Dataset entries

§

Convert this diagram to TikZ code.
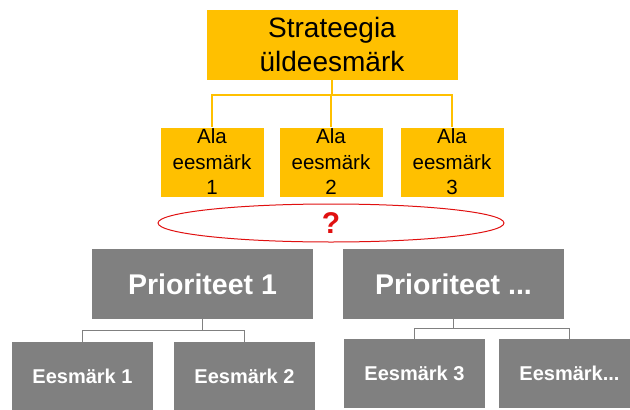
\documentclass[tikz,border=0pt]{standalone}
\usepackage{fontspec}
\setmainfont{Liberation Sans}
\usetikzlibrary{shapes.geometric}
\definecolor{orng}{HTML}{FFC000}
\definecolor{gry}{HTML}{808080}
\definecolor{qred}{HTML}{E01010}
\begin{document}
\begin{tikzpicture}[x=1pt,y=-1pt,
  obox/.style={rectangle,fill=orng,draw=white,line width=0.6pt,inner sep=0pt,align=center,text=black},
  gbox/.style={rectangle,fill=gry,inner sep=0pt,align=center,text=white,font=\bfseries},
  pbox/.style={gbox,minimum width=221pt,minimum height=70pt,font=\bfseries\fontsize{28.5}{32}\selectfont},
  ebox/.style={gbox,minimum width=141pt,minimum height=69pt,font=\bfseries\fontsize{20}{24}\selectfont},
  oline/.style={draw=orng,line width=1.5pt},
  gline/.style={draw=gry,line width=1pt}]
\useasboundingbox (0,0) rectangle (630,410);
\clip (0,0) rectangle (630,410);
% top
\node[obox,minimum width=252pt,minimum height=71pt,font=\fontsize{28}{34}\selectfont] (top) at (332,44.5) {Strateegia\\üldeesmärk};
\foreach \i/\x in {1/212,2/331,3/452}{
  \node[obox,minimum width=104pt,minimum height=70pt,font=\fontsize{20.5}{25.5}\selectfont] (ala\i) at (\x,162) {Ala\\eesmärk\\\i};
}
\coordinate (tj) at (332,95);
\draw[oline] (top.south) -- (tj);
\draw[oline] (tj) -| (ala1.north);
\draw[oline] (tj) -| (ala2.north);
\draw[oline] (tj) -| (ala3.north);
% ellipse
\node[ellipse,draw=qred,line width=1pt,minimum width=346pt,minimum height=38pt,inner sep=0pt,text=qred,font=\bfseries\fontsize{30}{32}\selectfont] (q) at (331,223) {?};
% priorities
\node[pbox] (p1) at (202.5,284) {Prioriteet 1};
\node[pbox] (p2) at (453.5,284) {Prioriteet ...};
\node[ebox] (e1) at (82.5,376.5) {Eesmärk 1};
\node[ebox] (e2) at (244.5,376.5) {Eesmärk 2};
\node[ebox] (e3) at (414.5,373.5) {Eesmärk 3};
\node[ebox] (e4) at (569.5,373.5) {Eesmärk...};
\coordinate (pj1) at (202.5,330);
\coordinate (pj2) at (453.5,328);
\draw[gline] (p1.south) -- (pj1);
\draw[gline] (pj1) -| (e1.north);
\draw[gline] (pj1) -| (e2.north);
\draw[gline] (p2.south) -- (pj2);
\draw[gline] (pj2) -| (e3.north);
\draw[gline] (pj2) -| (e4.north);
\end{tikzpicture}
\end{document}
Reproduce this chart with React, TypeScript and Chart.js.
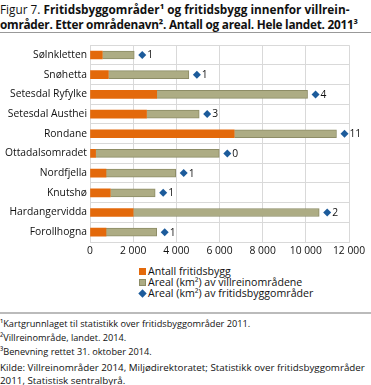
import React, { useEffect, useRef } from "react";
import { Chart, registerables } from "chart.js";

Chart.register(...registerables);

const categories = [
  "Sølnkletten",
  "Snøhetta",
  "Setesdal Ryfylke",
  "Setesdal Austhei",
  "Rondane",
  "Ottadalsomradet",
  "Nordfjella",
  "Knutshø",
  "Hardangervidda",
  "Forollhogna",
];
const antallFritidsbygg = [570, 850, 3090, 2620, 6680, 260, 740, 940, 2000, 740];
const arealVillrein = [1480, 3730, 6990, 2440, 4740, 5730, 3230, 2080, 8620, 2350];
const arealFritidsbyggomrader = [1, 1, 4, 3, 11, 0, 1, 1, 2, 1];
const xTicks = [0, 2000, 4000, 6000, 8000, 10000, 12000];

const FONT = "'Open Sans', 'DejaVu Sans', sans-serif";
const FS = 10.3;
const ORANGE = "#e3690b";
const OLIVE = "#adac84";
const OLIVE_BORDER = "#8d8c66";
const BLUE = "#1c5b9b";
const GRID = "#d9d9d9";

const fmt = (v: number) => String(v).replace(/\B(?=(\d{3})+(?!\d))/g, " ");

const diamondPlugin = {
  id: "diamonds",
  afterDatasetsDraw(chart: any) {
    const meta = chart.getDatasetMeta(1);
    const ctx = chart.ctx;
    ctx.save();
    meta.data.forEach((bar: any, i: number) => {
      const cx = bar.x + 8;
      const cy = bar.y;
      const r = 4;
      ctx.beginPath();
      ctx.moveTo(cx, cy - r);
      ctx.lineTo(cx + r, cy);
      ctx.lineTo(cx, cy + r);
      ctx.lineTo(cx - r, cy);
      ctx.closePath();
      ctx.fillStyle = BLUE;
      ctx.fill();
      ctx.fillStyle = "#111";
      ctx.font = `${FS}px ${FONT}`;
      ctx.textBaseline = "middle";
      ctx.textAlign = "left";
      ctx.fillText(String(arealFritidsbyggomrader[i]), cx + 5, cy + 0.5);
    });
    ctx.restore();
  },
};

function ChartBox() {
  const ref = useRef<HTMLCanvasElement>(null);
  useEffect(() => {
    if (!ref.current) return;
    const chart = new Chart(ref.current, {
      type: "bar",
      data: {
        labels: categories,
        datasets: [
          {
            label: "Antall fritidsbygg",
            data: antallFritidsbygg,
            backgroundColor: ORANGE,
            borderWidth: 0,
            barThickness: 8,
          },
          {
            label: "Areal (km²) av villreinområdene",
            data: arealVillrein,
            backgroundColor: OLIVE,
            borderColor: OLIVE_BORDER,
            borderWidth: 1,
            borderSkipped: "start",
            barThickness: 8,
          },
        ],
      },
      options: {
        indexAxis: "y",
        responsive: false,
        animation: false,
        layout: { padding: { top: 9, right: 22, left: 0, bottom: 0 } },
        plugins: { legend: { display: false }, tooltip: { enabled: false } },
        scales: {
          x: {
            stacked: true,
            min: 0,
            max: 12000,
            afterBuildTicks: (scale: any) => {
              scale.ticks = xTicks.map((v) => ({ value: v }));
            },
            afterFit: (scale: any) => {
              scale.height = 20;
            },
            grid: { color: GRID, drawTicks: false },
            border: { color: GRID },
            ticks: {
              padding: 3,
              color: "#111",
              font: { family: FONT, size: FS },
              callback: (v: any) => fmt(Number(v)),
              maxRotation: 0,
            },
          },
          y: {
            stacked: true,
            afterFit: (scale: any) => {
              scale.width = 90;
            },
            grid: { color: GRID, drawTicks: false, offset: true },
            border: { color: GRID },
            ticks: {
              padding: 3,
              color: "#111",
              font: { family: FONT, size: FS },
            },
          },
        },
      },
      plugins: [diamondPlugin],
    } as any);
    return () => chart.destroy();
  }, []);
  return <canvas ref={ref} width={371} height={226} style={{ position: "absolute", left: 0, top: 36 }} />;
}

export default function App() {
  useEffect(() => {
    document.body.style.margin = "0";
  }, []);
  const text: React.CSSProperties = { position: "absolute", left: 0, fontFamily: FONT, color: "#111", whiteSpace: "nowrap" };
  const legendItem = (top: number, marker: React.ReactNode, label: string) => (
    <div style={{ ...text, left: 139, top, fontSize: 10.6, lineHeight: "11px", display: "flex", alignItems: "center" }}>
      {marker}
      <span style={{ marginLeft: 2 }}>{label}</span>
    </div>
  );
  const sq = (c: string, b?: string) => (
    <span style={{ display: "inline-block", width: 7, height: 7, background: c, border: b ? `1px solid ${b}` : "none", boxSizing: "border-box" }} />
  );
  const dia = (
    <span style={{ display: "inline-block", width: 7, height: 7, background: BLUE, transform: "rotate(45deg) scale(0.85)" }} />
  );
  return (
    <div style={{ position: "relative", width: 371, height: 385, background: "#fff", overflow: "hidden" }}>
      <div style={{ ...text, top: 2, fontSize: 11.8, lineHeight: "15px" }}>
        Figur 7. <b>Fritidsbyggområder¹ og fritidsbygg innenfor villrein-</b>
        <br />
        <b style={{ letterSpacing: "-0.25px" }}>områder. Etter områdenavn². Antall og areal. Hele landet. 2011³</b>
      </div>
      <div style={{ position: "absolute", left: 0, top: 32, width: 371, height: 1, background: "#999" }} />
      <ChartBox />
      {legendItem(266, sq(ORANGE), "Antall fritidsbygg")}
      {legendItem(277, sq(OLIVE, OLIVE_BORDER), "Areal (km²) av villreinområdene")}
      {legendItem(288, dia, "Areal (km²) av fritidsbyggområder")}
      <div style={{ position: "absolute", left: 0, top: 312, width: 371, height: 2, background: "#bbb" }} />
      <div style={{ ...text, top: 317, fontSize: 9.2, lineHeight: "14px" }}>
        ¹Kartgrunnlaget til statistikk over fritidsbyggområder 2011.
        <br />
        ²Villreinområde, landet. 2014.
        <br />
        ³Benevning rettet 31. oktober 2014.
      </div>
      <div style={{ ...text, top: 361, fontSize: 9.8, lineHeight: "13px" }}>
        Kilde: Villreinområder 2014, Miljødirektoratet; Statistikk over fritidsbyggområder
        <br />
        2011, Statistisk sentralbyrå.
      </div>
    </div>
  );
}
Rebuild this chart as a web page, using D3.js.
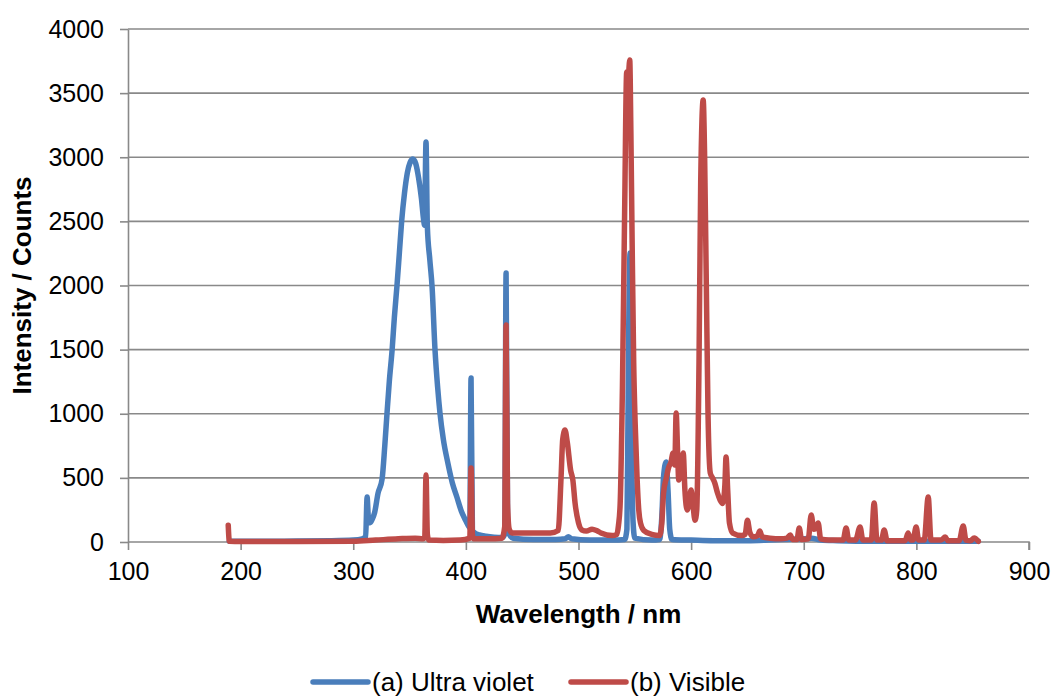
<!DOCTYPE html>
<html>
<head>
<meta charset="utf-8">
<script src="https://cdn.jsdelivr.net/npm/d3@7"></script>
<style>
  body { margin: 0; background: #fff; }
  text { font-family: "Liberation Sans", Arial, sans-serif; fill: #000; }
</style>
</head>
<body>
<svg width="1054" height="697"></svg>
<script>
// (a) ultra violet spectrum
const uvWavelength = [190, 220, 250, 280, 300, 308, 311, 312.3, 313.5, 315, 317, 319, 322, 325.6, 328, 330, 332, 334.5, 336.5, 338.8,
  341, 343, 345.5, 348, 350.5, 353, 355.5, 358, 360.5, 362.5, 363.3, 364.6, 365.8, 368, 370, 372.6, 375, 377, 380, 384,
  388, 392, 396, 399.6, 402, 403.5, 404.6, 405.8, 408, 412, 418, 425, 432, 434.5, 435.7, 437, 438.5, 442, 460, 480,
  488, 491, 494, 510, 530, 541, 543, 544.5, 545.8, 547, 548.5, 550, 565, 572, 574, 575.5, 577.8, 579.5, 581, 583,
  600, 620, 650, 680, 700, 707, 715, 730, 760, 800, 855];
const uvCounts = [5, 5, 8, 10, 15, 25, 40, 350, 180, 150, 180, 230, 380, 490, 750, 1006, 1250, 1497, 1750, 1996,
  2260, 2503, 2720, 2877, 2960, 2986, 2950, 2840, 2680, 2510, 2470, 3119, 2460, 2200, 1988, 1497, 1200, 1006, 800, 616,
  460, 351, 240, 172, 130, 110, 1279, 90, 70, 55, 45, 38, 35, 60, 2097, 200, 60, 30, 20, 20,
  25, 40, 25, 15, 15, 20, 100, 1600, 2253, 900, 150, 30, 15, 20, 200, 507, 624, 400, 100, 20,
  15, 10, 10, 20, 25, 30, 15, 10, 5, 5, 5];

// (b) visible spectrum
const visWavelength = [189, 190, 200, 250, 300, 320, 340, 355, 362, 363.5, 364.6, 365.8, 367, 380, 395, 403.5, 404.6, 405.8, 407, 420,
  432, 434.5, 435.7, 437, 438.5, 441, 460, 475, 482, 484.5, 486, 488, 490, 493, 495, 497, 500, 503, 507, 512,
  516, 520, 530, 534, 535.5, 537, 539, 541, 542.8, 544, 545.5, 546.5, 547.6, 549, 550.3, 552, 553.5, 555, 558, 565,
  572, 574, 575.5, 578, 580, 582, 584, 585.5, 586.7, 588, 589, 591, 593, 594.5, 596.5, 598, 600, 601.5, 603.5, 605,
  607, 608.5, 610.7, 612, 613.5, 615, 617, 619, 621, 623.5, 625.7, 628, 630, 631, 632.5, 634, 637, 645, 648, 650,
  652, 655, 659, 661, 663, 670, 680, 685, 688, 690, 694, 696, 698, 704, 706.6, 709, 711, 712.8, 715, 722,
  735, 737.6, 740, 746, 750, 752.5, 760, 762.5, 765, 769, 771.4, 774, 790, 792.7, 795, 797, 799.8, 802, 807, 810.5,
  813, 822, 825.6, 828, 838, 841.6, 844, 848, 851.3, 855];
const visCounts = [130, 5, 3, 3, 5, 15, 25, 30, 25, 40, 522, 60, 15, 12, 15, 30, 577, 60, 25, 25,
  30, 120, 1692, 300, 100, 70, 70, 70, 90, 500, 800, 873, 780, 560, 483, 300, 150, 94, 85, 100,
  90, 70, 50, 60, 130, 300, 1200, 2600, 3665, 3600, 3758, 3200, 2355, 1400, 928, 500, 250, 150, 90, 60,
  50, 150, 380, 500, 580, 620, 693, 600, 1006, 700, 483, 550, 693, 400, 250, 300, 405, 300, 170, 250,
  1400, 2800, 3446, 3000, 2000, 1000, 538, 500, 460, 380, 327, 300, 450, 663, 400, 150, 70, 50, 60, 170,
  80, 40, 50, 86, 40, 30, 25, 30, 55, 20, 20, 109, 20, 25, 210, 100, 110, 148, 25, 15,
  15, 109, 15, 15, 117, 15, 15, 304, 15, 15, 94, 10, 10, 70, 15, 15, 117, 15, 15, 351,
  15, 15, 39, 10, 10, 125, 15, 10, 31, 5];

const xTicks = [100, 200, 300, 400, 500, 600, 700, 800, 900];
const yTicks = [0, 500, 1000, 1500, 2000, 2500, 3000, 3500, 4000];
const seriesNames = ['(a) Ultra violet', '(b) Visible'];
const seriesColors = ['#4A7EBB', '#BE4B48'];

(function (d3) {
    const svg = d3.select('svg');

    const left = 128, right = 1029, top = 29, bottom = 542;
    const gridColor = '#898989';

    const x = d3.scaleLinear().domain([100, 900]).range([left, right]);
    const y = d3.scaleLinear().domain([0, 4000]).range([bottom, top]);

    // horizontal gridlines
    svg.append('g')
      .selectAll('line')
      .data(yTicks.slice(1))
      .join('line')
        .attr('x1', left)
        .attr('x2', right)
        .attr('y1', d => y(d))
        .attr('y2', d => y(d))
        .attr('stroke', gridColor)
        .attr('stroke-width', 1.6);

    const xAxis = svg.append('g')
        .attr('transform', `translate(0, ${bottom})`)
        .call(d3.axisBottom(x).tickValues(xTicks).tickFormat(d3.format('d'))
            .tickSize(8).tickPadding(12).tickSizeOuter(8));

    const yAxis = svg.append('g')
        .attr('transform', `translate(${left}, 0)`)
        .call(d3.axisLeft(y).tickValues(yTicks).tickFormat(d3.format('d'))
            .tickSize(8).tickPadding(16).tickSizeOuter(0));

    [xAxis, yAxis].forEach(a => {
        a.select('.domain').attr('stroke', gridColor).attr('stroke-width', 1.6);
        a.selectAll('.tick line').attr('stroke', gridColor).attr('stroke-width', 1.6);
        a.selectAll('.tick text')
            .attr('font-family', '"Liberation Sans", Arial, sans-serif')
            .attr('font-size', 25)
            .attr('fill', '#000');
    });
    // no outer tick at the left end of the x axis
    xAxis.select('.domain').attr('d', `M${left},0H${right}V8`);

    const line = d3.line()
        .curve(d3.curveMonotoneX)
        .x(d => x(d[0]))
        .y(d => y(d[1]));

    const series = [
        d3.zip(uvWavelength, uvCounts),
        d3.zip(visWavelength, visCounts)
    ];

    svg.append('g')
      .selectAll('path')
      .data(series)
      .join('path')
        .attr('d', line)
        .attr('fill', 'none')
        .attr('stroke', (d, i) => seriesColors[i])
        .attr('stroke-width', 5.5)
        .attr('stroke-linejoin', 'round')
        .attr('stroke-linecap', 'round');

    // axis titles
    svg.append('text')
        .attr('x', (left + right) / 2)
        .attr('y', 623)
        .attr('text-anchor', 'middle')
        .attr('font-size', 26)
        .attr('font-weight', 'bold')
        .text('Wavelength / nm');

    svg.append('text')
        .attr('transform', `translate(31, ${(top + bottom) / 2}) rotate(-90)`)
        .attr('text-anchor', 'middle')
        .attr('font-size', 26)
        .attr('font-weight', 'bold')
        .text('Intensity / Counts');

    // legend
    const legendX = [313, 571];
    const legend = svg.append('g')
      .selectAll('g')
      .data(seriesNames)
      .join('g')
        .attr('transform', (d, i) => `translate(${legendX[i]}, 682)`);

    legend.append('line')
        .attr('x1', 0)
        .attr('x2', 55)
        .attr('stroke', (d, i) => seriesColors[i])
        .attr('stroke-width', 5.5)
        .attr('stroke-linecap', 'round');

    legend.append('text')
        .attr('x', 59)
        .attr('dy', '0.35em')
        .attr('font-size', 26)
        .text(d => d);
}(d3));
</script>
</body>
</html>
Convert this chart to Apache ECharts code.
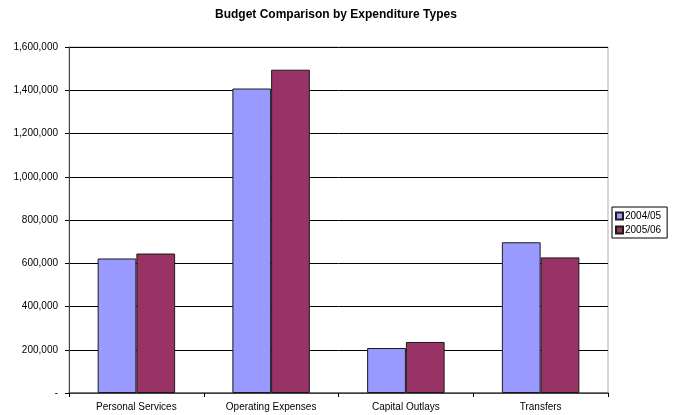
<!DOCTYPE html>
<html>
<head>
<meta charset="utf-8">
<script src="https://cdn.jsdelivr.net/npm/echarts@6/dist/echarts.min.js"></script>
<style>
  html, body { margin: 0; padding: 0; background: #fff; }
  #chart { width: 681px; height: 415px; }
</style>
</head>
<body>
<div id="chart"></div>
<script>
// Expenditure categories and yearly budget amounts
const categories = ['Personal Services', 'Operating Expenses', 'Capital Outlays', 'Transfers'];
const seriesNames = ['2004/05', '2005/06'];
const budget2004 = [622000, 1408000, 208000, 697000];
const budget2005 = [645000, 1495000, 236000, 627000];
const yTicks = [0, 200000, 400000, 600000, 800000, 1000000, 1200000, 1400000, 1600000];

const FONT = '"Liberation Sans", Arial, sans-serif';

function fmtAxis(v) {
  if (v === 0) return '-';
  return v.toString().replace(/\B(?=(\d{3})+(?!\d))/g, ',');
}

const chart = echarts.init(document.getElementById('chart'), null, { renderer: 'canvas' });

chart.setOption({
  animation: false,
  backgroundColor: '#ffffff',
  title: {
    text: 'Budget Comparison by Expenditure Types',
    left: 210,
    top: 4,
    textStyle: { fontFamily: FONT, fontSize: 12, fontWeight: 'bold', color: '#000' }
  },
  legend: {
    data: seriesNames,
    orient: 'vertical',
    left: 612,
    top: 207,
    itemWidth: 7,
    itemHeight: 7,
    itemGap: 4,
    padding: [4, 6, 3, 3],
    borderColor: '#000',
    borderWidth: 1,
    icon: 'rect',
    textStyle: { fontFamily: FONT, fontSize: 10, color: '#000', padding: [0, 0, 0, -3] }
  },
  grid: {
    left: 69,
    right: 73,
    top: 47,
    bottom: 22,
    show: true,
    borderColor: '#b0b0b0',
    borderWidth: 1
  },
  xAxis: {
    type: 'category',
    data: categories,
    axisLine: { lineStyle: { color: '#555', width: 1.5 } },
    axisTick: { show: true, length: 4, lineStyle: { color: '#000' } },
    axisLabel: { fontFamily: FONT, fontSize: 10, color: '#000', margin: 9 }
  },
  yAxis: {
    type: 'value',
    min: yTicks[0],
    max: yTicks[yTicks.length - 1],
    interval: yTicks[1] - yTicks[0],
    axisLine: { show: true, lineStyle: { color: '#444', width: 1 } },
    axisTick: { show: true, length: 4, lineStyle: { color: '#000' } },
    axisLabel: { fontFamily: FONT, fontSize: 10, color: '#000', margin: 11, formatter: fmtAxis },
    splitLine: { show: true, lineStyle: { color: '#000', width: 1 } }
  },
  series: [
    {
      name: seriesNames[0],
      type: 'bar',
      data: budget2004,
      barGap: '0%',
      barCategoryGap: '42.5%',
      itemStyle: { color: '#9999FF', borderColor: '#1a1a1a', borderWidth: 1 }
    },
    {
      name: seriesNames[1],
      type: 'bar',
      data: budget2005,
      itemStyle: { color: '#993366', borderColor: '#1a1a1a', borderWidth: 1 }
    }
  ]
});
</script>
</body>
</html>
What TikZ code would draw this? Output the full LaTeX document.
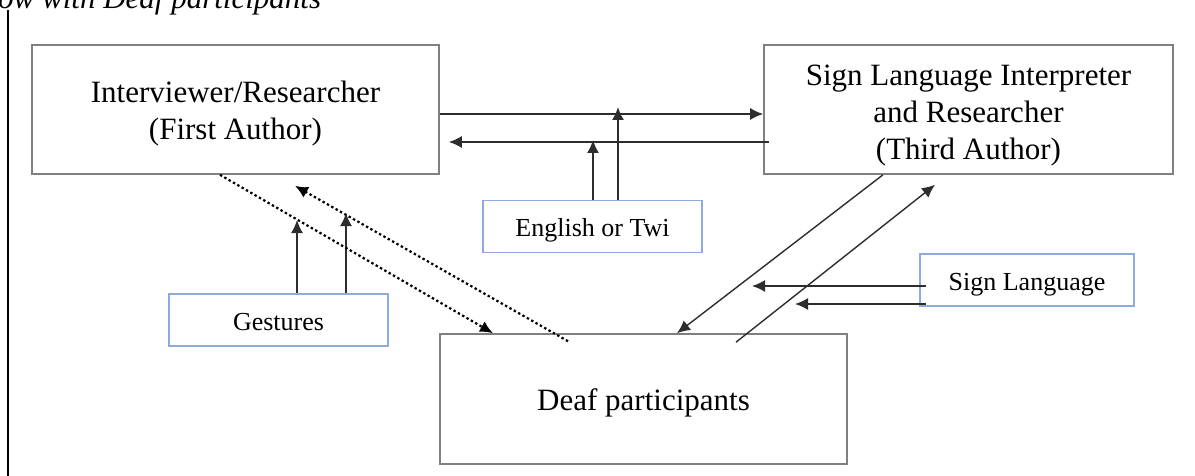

§

_AIM:_
Drop the images and output only the lines from the one that contains "Rebuild this chart" to the one that contains "15, 10, 10, 20, 25, 30, 15, 10, 5, 5, 5];", both included.

_EXERCISE ANSWER:_
Rebuild this chart as a web page, using D3.js.
<!DOCTYPE html>
<html>
<head>
<meta charset="utf-8">
<script src="https://cdn.jsdelivr.net/npm/d3@7"></script>
<style>
  body { margin: 0; background: #fff; }
  text { font-family: "Liberation Sans", Arial, sans-serif; fill: #000; }
</style>
</head>
<body>
<svg width="1054" height="697"></svg>
<script>
// (a) ultra violet spectrum
const uvWavelength = [190, 220, 250, 280, 300, 308, 311, 312.3, 313.5, 315, 317, 319, 322, 325.6, 328, 330, 332, 334.5, 336.5, 338.8,
  341, 343, 345.5, 348, 350.5, 353, 355.5, 358, 360.5, 362.5, 363.3, 364.6, 365.8, 368, 370, 372.6, 375, 377, 380, 384,
  388, 392, 396, 399.6, 402, 403.5, 404.6, 405.8, 408, 412, 418, 425, 432, 434.5, 435.7, 437, 438.5, 442, 460, 480,
  488, 491, 494, 510, 530, 541, 543, 544.5, 545.8, 547, 548.5, 550, 565, 572, 574, 575.5, 577.8, 579.5, 581, 583,
  600, 620, 650, 680, 700, 707, 715, 730, 760, 800, 855];
const uvCounts = [5, 5, 8, 10, 15, 25, 40, 350, 180, 150, 180, 230, 380, 490, 750, 1006, 1250, 1497, 1750, 1996,
  2260, 2503, 2720, 2877, 2960, 2986, 2950, 2840, 2680, 2510, 2470, 3119, 2460, 2200, 1988, 1497, 1200, 1006, 800, 616,
  460, 351, 240, 172, 130, 110, 1279, 90, 70, 55, 45, 38, 35, 60, 2097, 200, 60, 30, 20, 20,
  25, 40, 25, 15, 15, 20, 100, 1600, 2253, 900, 150, 30, 15, 20, 200, 507, 624, 400, 100, 20,
  15, 10, 10, 20, 25, 30, 15, 10, 5, 5, 5];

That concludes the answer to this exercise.